TypeError: 'NoneType' object is not subscriptableblock.string is None because the script tag holds nested nodes or is empty. Guard with if not block.string: continue, or use block.get_text() as a fallback.

KeyError: '@type' — a node has no @type, or the type is a list, not a string. Always read it with .get("@type", "") and normalize a list-or-string into a list before comparing.

Empty results on a page you can see has rich snippets — the JSON-LD is injected by JavaScript after load, so it is absent from the initial HTML. Either find the API that supplies it, or render the page first with a headless browser, then run the same extractor on the rendered HTML.
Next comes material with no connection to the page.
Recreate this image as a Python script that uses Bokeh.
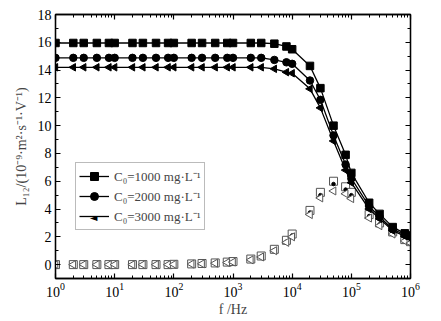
import numpy as np
from bokeh.plotting import figure
from bokeh.models import (LogAxis, LinearAxis, Legend, LegendItem, Range1d,
                          LogTicker, SingleIntervalTicker, Label)
from bokeh.embed import file_html
from bokeh.resources import INLINE

freq = [1, 2, 3, 5, 8, 10, 20, 30, 50, 80, 100, 200, 300, 500, 800,
        1e3, 2e3, 3e3, 5e3, 8e3, 1e4, 2e4, 3e4, 5e4, 8e4, 1e5, 2e5, 3e5, 5e5, 8e5, 1e6]

c1000_hi = [15.95] * 18 + [15.9, 15.7, 15.5, 14.3, 12.7, 10.0, 7.9, 6.6, 4.45, 3.65, 2.7, 2.25, 2.1]
c2000_hi = [14.88] * 18 + [14.73, 14.56, 14.45, 13.25, 11.86, 9.3, 7.2, 6.2, 4.2, 3.45, 2.55, 2.15, 2.0]
c3000_hi = [14.2] * 18 + [14.09, 13.85, 13.77, 12.65, 11.28, 8.9, 6.8, 5.9, 4.0, 3.3, 2.45, 2.05, 1.9]

c1000_lo = [0.0] * 10 + [0.02, 0.05, 0.08, 0.12, 0.18, 0.22, 0.4, 0.62, 1.1, 1.75, 2.2,
                         3.9, 5.2, 6.0, 5.6, 5.2, 3.6, 3.0, 2.35, 1.8, 1.65]
c2000_lo = [0.0] * 10 + [0.02, 0.04, 0.07, 0.11, 0.16, 0.2, 0.37, 0.58, 1.05, 1.65, 2.1,
                         3.75, 5.0, 5.8, 5.4, 5.0, 3.5, 2.9, 2.3, 1.75, 1.6]
c3000_lo = [0.0] * 10 + [0.02, 0.04, 0.06, 0.1, 0.15, 0.18, 0.34, 0.55, 1.0, 1.6, 2.0,
                         3.6, 4.8, 5.3, 5.1, 4.75, 3.35, 2.8, 2.2, 1.7, 1.55]

labels = ["C₀=1000 mg·L⁻¹", "C₀=2000 mg·L⁻¹", "C₀=3000 mg·L⁻¹"]

FONT = "Liberation Serif"

p = figure(width=441, height=321, x_axis_type="log",
           x_range=Range1d(1, 1e6), y_range=Range1d(-1, 18),
           output_backend="svg", toolbar_location=None,
           min_border_left=55, min_border_right=31,
           min_border_top=14, min_border_bottom=43)
p.xgrid.visible = False
p.ygrid.visible = False
p.outline_line_color = "black"
p.outline_line_width = 1.3
p.background_fill_color = "white"
p.border_fill_color = "white"

# low (open) series
p.scatter(freq, c1000_lo, marker="square", size=8, fill_color="white",
          line_color="#555555", line_width=1)
p.scatter(freq, c2000_lo, marker="circle", size=3.5, fill_color="black",
          line_color="black")
p.scatter(freq, c3000_lo, marker="triangle", angle=np.pi / 2, size=8,
          fill_color="white", line_color="#555555", line_width=1)

# high (filled) series
items = []
for ys, mk, lab in [(c1000_hi, "square", labels[0]),
                    (c2000_hi, "circle", labels[1]),
                    (c3000_hi, "triangle", labels[2])]:
    ln = p.line(freq, ys, line_color="black", line_width=1.3)
    kw = dict(angle=np.pi / 2) if mk == "triangle" else {}
    sc = p.scatter(freq, ys, marker=mk, size=7.5, fill_color="black",
                   line_color="black", **kw)
    rends = [ln] if mk == "triangle" else [ln, sc]
    items.append(LegendItem(label=lab, renderers=rends))

LX, LY, PAD, GW, GH, SP = 20, 48, 3, 30, 20, 0
legend = Legend(items=items, location=(LX, LY), border_line_color="#777777",
                border_line_width=1, padding=PAD, spacing=SP, margin=0,
                glyph_width=GW, glyph_height=GH, label_standoff=5,
                label_height=GH,
                label_text_font=FONT, label_text_font_size="13px",
                background_fill_color="white", background_fill_alpha=0)
p.add_layout(legend)

# left-pointing filled triangle drawn over the third legend entry's line
tri = Label(x=LX + PAD + GW / 2, y=LY + PAD + GH / 2 - 5, x_units="screen", y_units="screen",
            text="◄", text_font="DejaVu Sans", text_font_size="10px",
            text_align="center", text_color="black", level="overlay")
p.add_layout(tri)

def style(ax, labels_on=True):
    ax.axis_line_width = 1.3
    ax.major_tick_in = 5
    ax.major_tick_out = 0
    ax.minor_tick_in = 3
    ax.minor_tick_out = 0
    ax.major_tick_line_width = 1.2
    ax.minor_tick_line_width = 1
    ax.major_label_text_font = FONT
    ax.major_label_text_font_size = "14px" if labels_on else "5px"
    ax.major_label_text_color = "black"
    if not labels_on:
        ax.major_label_text_alpha = 0
    ax.axis_label_text_font = FONT
    ax.axis_label_text_font_size = "14px"
    ax.axis_label_text_font_style = "normal"

p.xaxis.ticker = LogTicker(num_minor_ticks=10)
p.yaxis.ticker = SingleIntervalTicker(interval=2, num_minor_ticks=2)
style(p.xaxis[0])
style(p.yaxis[0])
p.xaxis.axis_label = "f /Hz"
p.yaxis.axis_label = "L₁₂/(10⁻⁹·m²·s⁻¹·V⁻¹)"
p.xaxis.major_label_standoff = 4
p.xaxis.axis_label_standoff = 2
p.yaxis.major_label_standoff = 4
p.yaxis.axis_label_standoff = 6

top = LogAxis(ticker=LogTicker(num_minor_ticks=10))
style(top, False)
top.major_label_standoff = 0
p.add_layout(top, "above")
right = LinearAxis(ticker=SingleIntervalTicker(interval=2, num_minor_ticks=2))
style(right, False)
right.major_label_standoff = 0
p.add_layout(right, "right")

open("out.html", "w").write(file_html(p, INLINE))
Frequently Asked Questions

What is the difference between JSON-LD, microdata, and RDFa? All three encode schema.org structured data, but JSON-LD keeps it in a separate <script> block (cleanest to parse), while microdata and RDFa annotate the visible HTML with attributes. JSON-LD is now the format Google recommends and the one you will encounter most.

Do I need extruct, or is BeautifulSoup enough? For JSON-LD alone, BeautifulSoup plus json.loads is enough and lighter. Use extruct when a page might use microdata or RDFa, or when you are crawling many sites and do not want to write a separate extractor for each syntax.

Why is the JSON-LD block missing from my downloaded HTML? Some sites inject structured data with JavaScript after the initial page load, so it is not in the raw response requests receives. Confirm by searching the response text for ld+json; if it is absent, the data is added client-side and you will need to render the page or find its source API.

Can one page contain more than one JSON-LD block? Yes. Pages routinely ship several — one for the organization, one for breadcrumbs, one for the product — and each can be an object, an array, or a @graph container. Always iterate over every <script type="application/ld+json"> and flatten before filtering by type.